# Goal of the exercise:
Transcribe the material in full. Nothing should differ except that the pictures are left out.

[begin Information shown]

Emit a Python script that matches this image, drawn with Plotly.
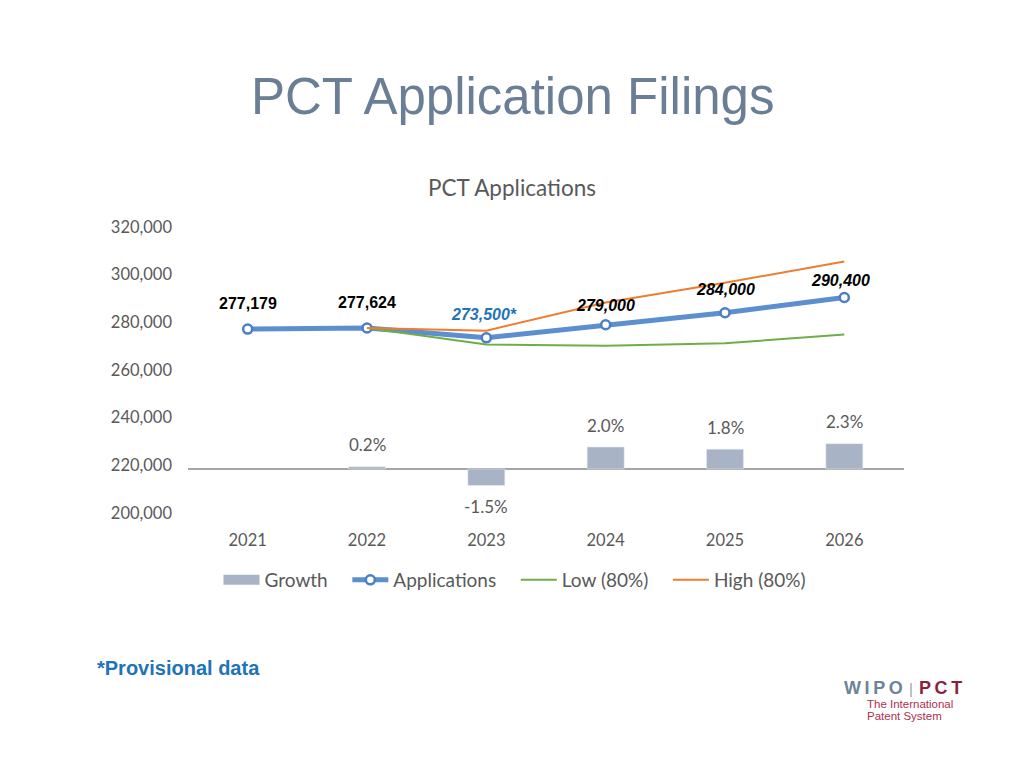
import plotly.graph_objects as go

years = ["2021", "2022", "2023", "2024", "2025", "2026"]
applications = [277179, 277624, 273500, 279000, 284000, 290400]
app_labels = ["277,179", "277,624", "273,500*", "279,000", "284,000", "290,400"]
low_80 = [None, 277624, 270700, 270200, 271200, 274900]
high_80 = [None, 277624, 276500, 288300, 296600, 305500]
growth = [None, 0.2, -1.5, 2.0, 1.8, 2.3]
growth_labels = ["", "0.2%", "-1.5%", "2.0%", "1.8%", "2.3%"]

CHART_FONT = "Lato, Open Sans, sans-serif"
ARIAL = "Liberation Sans, Arial, sans-serif"
GREY_TXT = "#595959"
BAR_COLOR = "#a8b3c6"
PAGE_OFF = 8  # body margin of the html page
PAD = "\u00a0\u00a0\u00a0"  # extra room between legend entries


def py(px_from_top):
    return 1 - (px_from_top - PAGE_OFF) / 768


def px(px_from_left):
    return (px_from_left - PAGE_OFF) / 1024


fig = go.Figure()

# legend-only entry so the Growth swatch is a wide block like the original
fig.add_trace(go.Scatter(
    x=years, y=[None] * len(years), name="Growth" + PAD, mode="lines",
    line=dict(color=BAR_COLOR, width=11), hoverinfo="skip",
))
fig.add_trace(go.Bar(
    x=years, y=growth, name="Growth", yaxis="y2", showlegend=False,
    marker=dict(color=BAR_COLOR), width=0.31,
))
fig.add_trace(go.Scatter(
    x=years, y=applications, name="Applications" + PAD, mode="lines+markers",
    line=dict(color="#5b8fd0", width=5),
    marker=dict(symbol="circle", size=9, color="white",
                line=dict(color="#4a7fc4", width=2.5)),
))
fig.add_trace(go.Scatter(
    x=years, y=low_80, name="Low (80%)" + PAD, mode="lines",
    line=dict(color="#70ad47", width=2),
))
fig.add_trace(go.Scatter(
    x=years, y=high_80, name="High (80%)", mode="lines",
    line=dict(color="#ed7d31", width=2),
))

# value labels over the applications line (x given as category index)
label_shift = [(0, 26), (0, 26), (-2, 23), (0, 19), (0, 23), (-4, 17)]
for i, (v, txt) in enumerate(zip(applications, app_labels)):
    is_prov = txt.endswith("*")
    fig.add_annotation(
        x=i, y=v, xref="x", yref="y", text=f"<b>{txt}</b>", showarrow=False,
        xshift=label_shift[i][0], yshift=label_shift[i][1],
        font=dict(family=ARIAL, size=16,
                  color="#1f73b7" if is_prov else "black",
                  style="italic" if i >= 2 else "normal"),
    )

# growth labels
for i, (g, txt) in enumerate(zip(growth, growth_labels)):
    if g is None:
        continue
    fig.add_annotation(
        x=i, y=g, xref="x", yref="y2", text=txt, showarrow=False,
        yshift=22 if g > 0 else -21,
        font=dict(family=CHART_FONT, size=17, color=GREY_TXT),
    )

# slide title and footnote
fig.add_annotation(x=px(512), y=py(97), xref="paper", yref="paper",
                   text="PCT Application Filings", showarrow=False,
                   xanchor="center", yanchor="middle",
                   font=dict(family=ARIAL, size=51, color="#6a7f95"))
fig.add_annotation(x=px(95), y=py(668), xref="paper", yref="paper",
                   text="<b>*Provisional data</b>", showarrow=False,
                   xanchor="left", yanchor="middle",
                   font=dict(family=ARIAL, size=20, color="#1f73b7"))

# WIPO | PCT mark
TS = "\u2009"
fig.add_annotation(x=px(905), y=py(688), xref="paper", yref="paper",
                   text=f"<b>W{TS}I{TS}P{TS}O</b>", showarrow=False,
                   xanchor="right", yanchor="middle",
                   font=dict(family=ARIAL, size=18, color="#6b8499"))
fig.add_annotation(x=px(911), y=py(688), xref="paper", yref="paper",
                   text="|", showarrow=False, xanchor="center", yanchor="middle",
                   font=dict(family=ARIAL, size=15, color="#a0a0a0"))
fig.add_annotation(x=px(917), y=py(688), xref="paper", yref="paper",
                   text=f"<b>P{TS}C{TS}T</b>", showarrow=False,
                   xanchor="left", yanchor="middle",
                   font=dict(family=ARIAL, size=18, color="#8c1d3c"))
fig.add_annotation(x=px(865), y=py(704), xref="paper", yref="paper",
                   text="The International", showarrow=False,
                   xanchor="left", yanchor="middle",
                   font=dict(family=ARIAL, size=11.5, color="#ad3050"))
fig.add_annotation(x=px(865), y=py(716), xref="paper", yref="paper",
                   text="Patent System", showarrow=False,
                   xanchor="left", yanchor="middle",
                   font=dict(family=ARIAL, size=11.5, color="#ad3050"))

fig.update_layout(
    width=1024, height=768,
    margin=dict(l=0, r=0, t=0, b=0, autoexpand=False),
    paper_bgcolor="white", plot_bgcolor="white",
    title=dict(text="PCT Applications", x=px(512), xanchor="center",
               y=py(188), yanchor="middle",
               font=dict(family=CHART_FONT, size=22.5, color=GREY_TXT)),
    xaxis=dict(type="category", range=[-0.5, 5.5],
               domain=[px(188), px(904)], showgrid=False,
               showline=False, zeroline=False, ticks="", ticklabelstandoff=15,
               tickfont=dict(family=CHART_FONT, size=16.5, color=GREY_TXT)),
    yaxis=dict(domain=[py(513), py(227)], range=[200000, 320000],
               dtick=20000, tickformat=",", showgrid=False, showline=False,
               zeroline=False, ticks="", ticklabelstandoff=15,
               tickfont=dict(family=CHART_FONT, size=16.5, color=GREY_TXT)),
    yaxis2=dict(overlaying="y", range=[-4, 22], showticklabels=False,
                showgrid=False, zeroline=True, zerolinecolor="#a6a6a6",
                zerolinewidth=2),
    legend=dict(orientation="h", x=px(515), xanchor="center", y=py(580),
                yanchor="middle", traceorder="normal", itemwidth=36,
                font=dict(family=CHART_FONT, size=19, color=GREY_TXT)),
    showlegend=True,
)

fig.write_html("out.html")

[end Information shown]

# Task answer:
Emit a Python script that matches this image, drawn with Plotly.
import plotly.graph_objects as go

years = ["2021", "2022", "2023", "2024", "2025", "2026"]
applications = [277179, 277624, 273500, 279000, 284000, 290400]
app_labels = ["277,179", "277,624", "273,500*", "279,000", "284,000", "290,400"]
low_80 = [None, 277624, 270700, 270200, 271200, 274900]
high_80 = [None, 277624, 276500, 288300, 296600, 305500]
growth = [None, 0.2, -1.5, 2.0, 1.8, 2.3]
growth_labels = ["", "0.2%", "-1.5%", "2.0%", "1.8%", "2.3%"]

CHART_FONT = "Lato, Open Sans, sans-serif"
ARIAL = "Liberation Sans, Arial, sans-serif"
GREY_TXT = "#595959"
BAR_COLOR = "#a8b3c6"
PAGE_OFF = 8  # body margin of the html page
PAD = "\u00a0\u00a0\u00a0"  # extra room between legend entries


def py(px_from_top):
    return 1 - (px_from_top - PAGE_OFF) / 768


def px(px_from_left):
    return (px_from_left - PAGE_OFF) / 1024


fig = go.Figure()

# legend-only entry so the Growth swatch is a wide block like the original
fig.add_trace(go.Scatter(
    x=years, y=[None] * len(years), name="Growth" + PAD, mode="lines",
    line=dict(color=BAR_COLOR, width=11), hoverinfo="skip",
))
fig.add_trace(go.Bar(
    x=years, y=growth, name="Growth", yaxis="y2", showlegend=False,
    marker=dict(color=BAR_COLOR), width=0.31,
))
fig.add_trace(go.Scatter(
    x=years, y=applications, name="Applications" + PAD, mode="lines+markers",
    line=dict(color="#5b8fd0", width=5),
    marker=dict(symbol="circle", size=9, color="white",
                line=dict(color="#4a7fc4", width=2.5)),
))
fig.add_trace(go.Scatter(
    x=years, y=low_80, name="Low (80%)" + PAD, mode="lines",
    line=dict(color="#70ad47", width=2),
))
fig.add_trace(go.Scatter(
    x=years, y=high_80, name="High (80%)", mode="lines",
    line=dict(color="#ed7d31", width=2),
))

# value labels over the applications line (x given as category index)
label_shift = [(0, 26), (0, 26), (-2, 23), (0, 19), (0, 23), (-4, 17)]
for i, (v, txt) in enumerate(zip(applications, app_labels)):
    is_prov = txt.endswith("*")
    fig.add_annotation(
        x=i, y=v, xref="x", yref="y", text=f"<b>{txt}</b>", showarrow=False,
        xshift=label_shift[i][0], yshift=label_shift[i][1],
        font=dict(family=ARIAL, size=16,
                  color="#1f73b7" if is_prov else "black",
                  style="italic" if i >= 2 else "normal"),
    )

# growth labels
for i, (g, txt) in enumerate(zip(growth, growth_labels)):
    if g is None:
        continue
    fig.add_annotation(
        x=i, y=g, xref="x", yref="y2", text=txt, showarrow=False,
        yshift=22 if g > 0 else -21,
        font=dict(family=CHART_FONT, size=17, color=GREY_TXT),
    )

# slide title and footnote
fig.add_annotation(x=px(512), y=py(97), xref="paper", yref="paper",
                   text="PCT Application Filings", showarrow=False,
                   xanchor="center", yanchor="middle",
                   font=dict(family=ARIAL, size=51, color="#6a7f95"))
fig.add_annotation(x=px(95), y=py(668), xref="paper", yref="paper",
                   text="<b>*Provisional data</b>", showarrow=False,
                   xanchor="left", yanchor="middle",
                   font=dict(family=ARIAL, size=20, color="#1f73b7"))

# WIPO | PCT mark
TS = "\u2009"
fig.add_annotation(x=px(905), y=py(688), xref="paper", yref="paper",
                   text=f"<b>W{TS}I{TS}P{TS}O</b>", showarrow=False,
                   xanchor="right", yanchor="middle",
                   font=dict(family=ARIAL, size=18, color="#6b8499"))
fig.add_annotation(x=px(911), y=py(688), xref="paper", yref="paper",
                   text="|", showarrow=False, xanchor="center", yanchor="middle",
                   font=dict(family=ARIAL, size=15, color="#a0a0a0"))
fig.add_annotation(x=px(917), y=py(688), xref="paper", yref="paper",
                   text=f"<b>P{TS}C{TS}T</b>", showarrow=False,
                   xanchor="left", yanchor="middle",
                   font=dict(family=ARIAL, size=18, color="#8c1d3c"))
fig.add_annotation(x=px(865), y=py(704), xref="paper", yref="paper",
                   text="The International", showarrow=False,
                   xanchor="left", yanchor="middle",
                   font=dict(family=ARIAL, size=11.5, color="#ad3050"))
fig.add_annotation(x=px(865), y=py(716), xref="paper", yref="paper",
                   text="Patent System", showarrow=False,
                   xanchor="left", yanchor="middle",
                   font=dict(family=ARIAL, size=11.5, color="#ad3050"))

fig.update_layout(
    width=1024, height=768,
    margin=dict(l=0, r=0, t=0, b=0, autoexpand=False),
    paper_bgcolor="white", plot_bgcolor="white",
    title=dict(text="PCT Applications", x=px(512), xanchor="center",
               y=py(188), yanchor="middle",
               font=dict(family=CHART_FONT, size=22.5, color=GREY_TXT)),
    xaxis=dict(type="category", range=[-0.5, 5.5],
               domain=[px(188), px(904)], showgrid=False,
               showline=False, zeroline=False, ticks="", ticklabelstandoff=15,
               tickfont=dict(family=CHART_FONT, size=16.5, color=GREY_TXT)),
    yaxis=dict(domain=[py(513), py(227)], range=[200000, 320000],
               dtick=20000, tickformat=",", showgrid=False, showline=False,
               zeroline=False, ticks="", ticklabelstandoff=15,
               tickfont=dict(family=CHART_FONT, size=16.5, color=GREY_TXT)),
    yaxis2=dict(overlaying="y", range=[-4, 22], showticklabels=False,
                showgrid=False, zeroline=True, zerolinecolor="#a6a6a6",
                zerolinewidth=2),
    legend=dict(orientation="h", x=px(515), xanchor="center", y=py(580),
                yanchor="middle", traceorder="normal", itemwidth=36,
                font=dict(family=CHART_FONT, size=19, color=GREY_TXT)),
    showlegend=True,
)

fig.write_html("out.html")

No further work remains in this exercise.